Warrants for interest on these stocks are periodically sent to registered holders.
The stocks and shares of Canadian and American railways offer a more remunerative return than English railways, as they may be purchased at much lower prices. They are subject, however, to speculative influences of many sorts, and can hardly be recommended for safe permanent investment.
No venture should certainly be made in these stocks without full knowledge of the position and prospects of the railway company and the contingencies to which it may be subject. Any banker would obtain for a customer all the information that could be afforded in regard to these stocks, and indicate their market value as an investment, apart from the fictitious value induced by speculators, and the manoeuvres of syndicates and wire-pullers.
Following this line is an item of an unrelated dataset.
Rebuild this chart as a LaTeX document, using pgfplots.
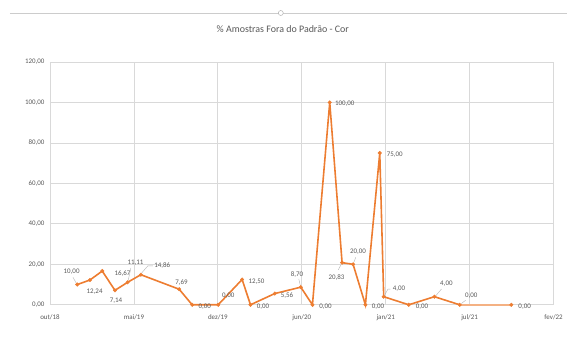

The capital of foreign railways consists of obligations, stocks, and shares. The obligations are in the form of bonds, being a first charge on the railway. The bonds vary in amount, but chiefly represent £100 and £20, and they bear a certain rate of interest. Some of the Continental railways may offer a fair investment in this way, but great care is required in the selection.
The stocks and shares of some of the South American railways command a high premium, but of the whole number quoted in the official list the large majority show a heavy decline on the original value, many indeed being valueless. These stocks are highly speculative and subject to be affected by political convulsions and other contingencies, which make them undesirable as an investment.